Faculty spotlight on Assistant Professor of Criminology and Criminal Justice Amny Shuraydi
September 3, 2022
Enjoy the following Q&A with Prof. Shuraydi as she talks about her time on campus as a student and now as a faculty member.
(This Q&A was conducted by the Center for Arab American Studies, and first appeared in the September 2022 CAAS newsletter.)
Tell us a little about yourself!
This is my first year (week!) as a faculty member at UM-Dearborn, and I’ve returned to the university after completing my undergraduate degree here years ago. In graduate school, I completed an M.A. in Communications and Social Justice, and conducted a thesis that focused on the portrayal of Arab Americans in the media. My PhD is from the University of Texas at Dallas, where my dissertation focused on drug use, minor dealing, and identity among those of Arab descent. I have spent the last few years working as an Assistant Professor at Texas A&M University-Commerce, which is a school similar to UM-Dearborn in size and structure.

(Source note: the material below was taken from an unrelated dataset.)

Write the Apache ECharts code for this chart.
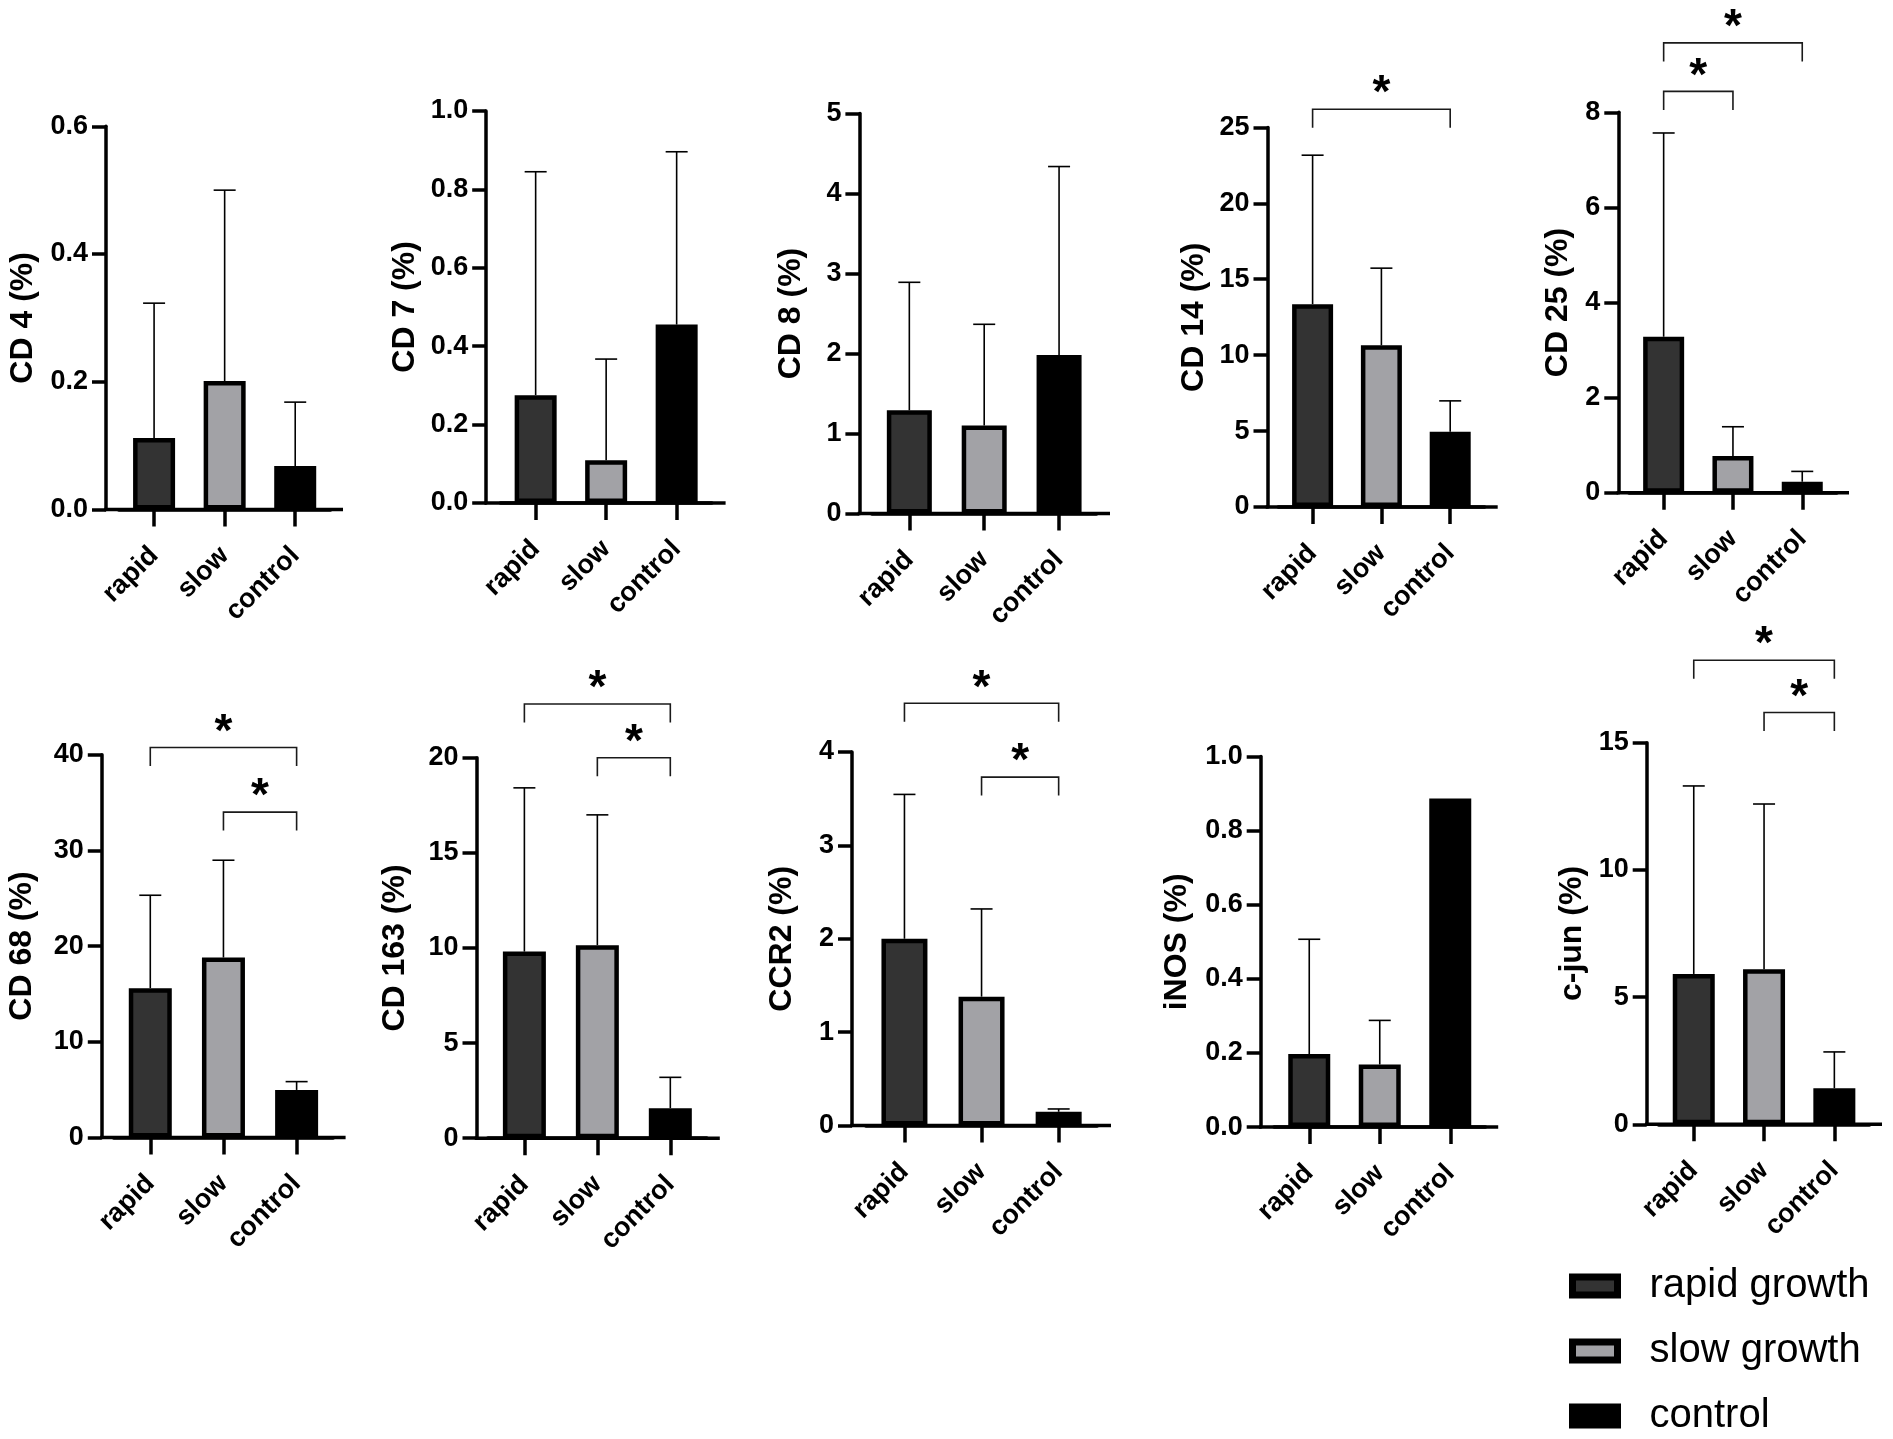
<!DOCTYPE html>
<html>
<head>
<meta charset="utf-8">
<script src="https://cdn.jsdelivr.net/npm/echarts@6/dist/echarts.min.js"></script>
<style>
  html, body { margin: 0; background: #fff; }
  #chart { width: 1893px; height: 1439px; }
</style>
</head>
<body>
<div id="chart"></div>
<script>
const FONT = "'Liberation Sans', Arial, Helvetica, sans-serif";

const groups = ['rapid', 'slow', 'control'];
const groupNames = ['rapid growth', 'slow growth', 'control'];
const groupColors = ['#333333', '#a2a2a6', '#000000'];

const titles = ['CD 4 (%)', 'CD 7 (%)', 'CD 8 (%)', 'CD 14 (%)', 'CD 25 (%)',
                'CD 68 (%)', 'CD 163 (%)', 'CCR2 (%)', 'iNOS (%)', 'c-jun (%)'];
const yMax = [0.6, 1.0, 5, 25, 8, 40, 20, 4, 1.0, 15];
const yStep = [0.2, 0.2, 1, 5, 2, 10, 5, 1, 0.2, 5];
const yDecimals = [1, 1, 0, 0, 0, 0, 0, 0, 1, 0];

// mean per group (rapid, slow, control)
const means = [
  [0.112, 0.201, 0.068],
  [0.275, 0.109, 0.455],
  [1.29, 1.10, 1.98],
  [13.36, 10.65, 4.95],
  [3.28, 0.77, 0.23],
  [15.6, 18.8, 4.96],
  [9.81, 10.15, 1.58],
  [2.00, 1.38, 0.148],
  [0.197, 0.169, 0.887],
  [5.91, 6.09, 1.42]
];
// upper error (SD)
const sds = [
  [0.211, 0.299, 0.100],
  [0.570, 0.258, 0.441],
  [1.60, 1.265, 2.357],
  [9.81, 5.08, 2.04],
  [4.285, 0.617, 0.218],
  [9.71, 10.17, 0.87],
  [8.61, 6.85, 1.62],
  [1.545, 0.939, 0.030],
  [0.310, 0.119, 0],
  [7.39, 6.50, 1.425]
];

// significance brackets: panel, from group, to group, bracket level (axis units)
const sigPanel = [3, 4, 4, 5, 5, 6, 6, 7, 7, 9, 9];
const sigFrom  = [0, 0, 0, 0, 1, 0, 1, 0, 1, 0, 1];
const sigTo    = [2, 1, 2, 2, 2, 2, 2, 2, 2, 2, 2];
const sigLevel = [26.2, 8.44, 9.46, 40.75, 34.0, 22.83, 20.0, 4.52, 3.73, 18.24, 16.19];

// panel layout in px: y-axis x, plot top, baseline, x-axis end, band left, band width, name gap
const layout = [
  [106.0, 126.3, 509.4, 343.0, 118.8, 211.7, 67],
  [486.2, 111.0, 502.9, 725.6, 500.4, 211.5, 65],
  [859.4, 113.5, 513.5, 1110.0, 871.9, 224.6, 52],
  [1267.5, 127.4, 507.0, 1497.7, 1278.2, 206.4, 57],
  [1618.3, 112.3, 492.7, 1849.0, 1629.0, 207.9, 44],
  [101.8, 754.7, 1137.4, 345.6, 113.7, 219.5, 64],
  [476.5, 757.8, 1138.2, 719.8, 487.9, 218.9, 65],
  [852.0, 751.9, 1125.6, 1111.0, 865.9, 231.3, 54],
  [1260.7, 756.6, 1127.1, 1498.2, 1274.0, 211.5, 68],
  [1646.7, 742.7, 1124.3, 1882.0, 1658.6, 210.9, 59]
];

const chart = echarts.init(document.getElementById('chart'));

function errorItem(params, api) {
  const i = api.value(0), m = api.value(1), hi = api.value(2);
  if (!(hi > m)) return;
  const a = api.coord([i, m]);
  const b = api.coord([i, hi]);
  const half = 11;
  return {
    type: 'group',
    children: [
      { type: 'line', shape: { x1: a[0], y1: a[1], x2: b[0], y2: b[1] }, style: { stroke: '#000', lineWidth: 1.6 } },
      { type: 'line', shape: { x1: b[0] - half, y1: b[1], x2: b[0] + half, y2: b[1] }, style: { stroke: '#000', lineWidth: 1.6 } }
    ]
  };
}

function bracketItem(params, api) {
  const lvl = api.value(2);
  const a = api.coord([api.value(0), lvl]);
  const b = api.coord([api.value(1), lvl]);
  const drop = 18.5;
  return {
    type: 'group',
    children: [
      { type: 'polyline',
        shape: { points: [[a[0], a[1] + drop], [a[0], a[1]], [b[0], b[1]], [b[0], b[1] + drop]] },
        style: { stroke: '#1a1a1a', lineWidth: 1.6, fill: null } },
      { type: 'text', x: (a[0] + b[0]) / 2, y: a[1] - 14.5,
        style: { text: '*', fontSize: 46, fontWeight: 'bold', fontFamily: FONT, fill: '#000', align: 'center', verticalAlign: 'middle' } }
    ]
  };
}

const grids = [], xAxes = [], yAxes = [], series = [], graphics = [];

layout.forEach((L, p) => {
  const [axisX, top, base, xEnd, bandLeft, bandW, nameGap] = L;
  const step = bandW / 3;
  const bw = Math.round(step * 0.655 - 4.5);

  grids.push({ left: bandLeft, top: top, width: bandW, height: base - top });

  xAxes.push({
    type: 'category', gridIndex: p, data: groups,
    axisLine: { show: true, onZero: false, lineStyle: { color: '#000', width: 3.5 } },
    axisTick: { show: true, alignWithLabel: true, length: 17, lineStyle: { color: '#000', width: 3.5 } },
    axisLabel: { interval: 0, rotate: 45, fontSize: 27, fontWeight: 'bold', color: '#000', margin: 42, fontFamily: FONT },
    splitLine: { show: false }
  });

  yAxes.push({
    type: 'value', gridIndex: p, min: 0, max: yMax[p], interval: yStep[p],
    offset: bandLeft - axisX,
    name: titles[p], nameLocation: 'middle', nameGap: nameGap,
    nameTextStyle: { fontSize: 32, fontWeight: 'bold', color: '#000', fontFamily: FONT },
    axisLine: { show: true, onZero: false, lineStyle: { color: '#000', width: 3.5 } },
    axisTick: { show: true, length: 14, lineStyle: { color: '#000', width: 3.5 } },
    axisLabel: { fontSize: 27, fontWeight: 'bold', color: '#000', margin: 18, fontFamily: FONT,
                 formatter: v => v.toFixed(yDecimals[p]) },
    splitLine: { show: false }
  });

  groups.forEach((g, gi) => {
    series.push({
      type: 'bar', name: groupNames[gi], xAxisIndex: p, yAxisIndex: p,
      barWidth: bw, barGap: '-100%',
      data: groups.map((_, i) => (i === gi ? means[p][i] : '-')),
      itemStyle: { color: groupColors[gi], borderColor: '#000', borderWidth: 4.5 },
      emphasis: { disabled: true }, z: 2
    });
  });

  series.push({
    type: 'custom', xAxisIndex: p, yAxisIndex: p, renderItem: errorItem, clip: false, z: 3,
    encode: { x: 0, y: [1, 2] },
    data: groups.map((_, i) => [i, means[p][i], means[p][i] + sds[p][i]])
  });

  const br = [];
  sigPanel.forEach((sp, k) => { if (sp === p) br.push([sigFrom[k], sigTo[k], sigLevel[k]]); });
  if (br.length) {
    series.push({
      type: 'custom', xAxisIndex: p, yAxisIndex: p, renderItem: bracketItem, clip: false, z: 3,
      encode: { x: [0, 1], y: 2 },
      data: br
    });
  }

  // baseline extends from the y axis to past the last bar
  graphics.push({
    type: 'line', z: 5,
    shape: { x1: axisX - 1.75, y1: base, x2: xEnd, y2: base },
    style: { stroke: '#000', lineWidth: 3.5 }
  });
});

chart.setOption({
  animation: false,
  backgroundColor: '#fff',
  textStyle: { fontFamily: FONT },
  grid: grids,
  xAxis: xAxes,
  yAxis: yAxes,
  series: series,
  graphic: graphics,
  legend: {
    orient: 'vertical', left: 1569, top: 1266, padding: 0,
    data: groupNames, icon: 'rect',
    itemWidth: 45, itemHeight: 18, itemGap: 25,
    itemStyle: { borderColor: '#000', borderWidth: 7 },
    textStyle: { fontSize: 40, color: '#000', fontFamily: FONT, lineHeight: 40, padding: [0, 0, 0, 27] },
    selectedMode: false
  }
});
</script>
</body>
</html>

During my time there, I served as the Master’s Coordinator for the fully online Applied Criminology program, and enjoyed working with a mix of primarily first generation, minority, and rural students. I enjoy teaching theory and justice-related classes, and my favorite type of research to conduct is primarily people and participant focused. I hope to continue that here. In my down time, I like to spend time with my family, watch old television shows, and do arts and crafts.
You are a UM-Dearborn alumna. What did you love about your time on campus, and what drew you back to join the campus as a faculty member?
I am thrilled to be back as a faculty member, and it’s something that I never would have expected back when I was a student here. My degree was actually in Communications, with a focus on what used to be called “JASS” (Journalism and Screen Studies). I loved that UM-Dearborn took the time to make the program interesting for students, but also that they cared about marketability on the job market—I always felt like my degree set me apart in terms of the knowledge that it came with; I had a much easier time in graduate school because UM-Dearborn helped equip me with what I needed at the undergraduate level that many other places don’t provide. My minor was in Sociology, and some of those classes overlapped with Criminology. That’s how I started on the path toward graduate school, and how I ultimately ended up back here.
What drew me to the campus as a faculty member were the same things that drew me in as a student—this campus is big enough to be able to have opportunities, meet a variety of people, and enjoy the feel of university life, yet small enough to feel inclusive. Students aren’t just numbers here, and faculty are able to relate to their students in ways that larger campuses may not be able to accommodate. I am also excited to be able to ultimately do research and work in the community, since it will allow me to give back to my hometown.
As a CAAS affiliate, how does your class intersect with the Arab American sphere?
My research tends to more actively and directly intersect with the Arab American sphere than my classes do. In research, I focus on a variety of issues and topics, making sure that Arabs and/or Muslims are represented. In criminology especially, studies that are inclusive of Arabs are rare. The lack of proper classification for the group means that they are often misrepresented or more difficult to differentiate than the way that other ethnic categories might be. In my classes, I try to incorporate my research when it’s relevant to the topic at hand. To a greater extent, I try to make class examples relevant to students and their lives. Having a larger number of Arab American students means also finding materials that are relatable to these students’ lives and within their communities. With that being said, I think it is important to also expose students to a variety of viewpoints that represent the heterogeneity of the various cultures on campus.
With the start of a new term underway, what are you most excited for/looking forward to this year?
I’m looking forward to a lot this school year! It is already off to a fast-paced start, and I’m really enjoying the opportunity to be busy in a way that doesn’t feel like “work” in the traditional sense. I am enjoying the class topics that I’ve been assigned, and am co-advising the Criminology and Criminal Justice Collective on campus. Short-term, I’m looking forward to finding my footing, perfecting my class preparations, and getting to know the students and employees at the university. In the broader scope of this year, I am excited to see what my students accomplish, and to getting more involved with CAAS and community outreach.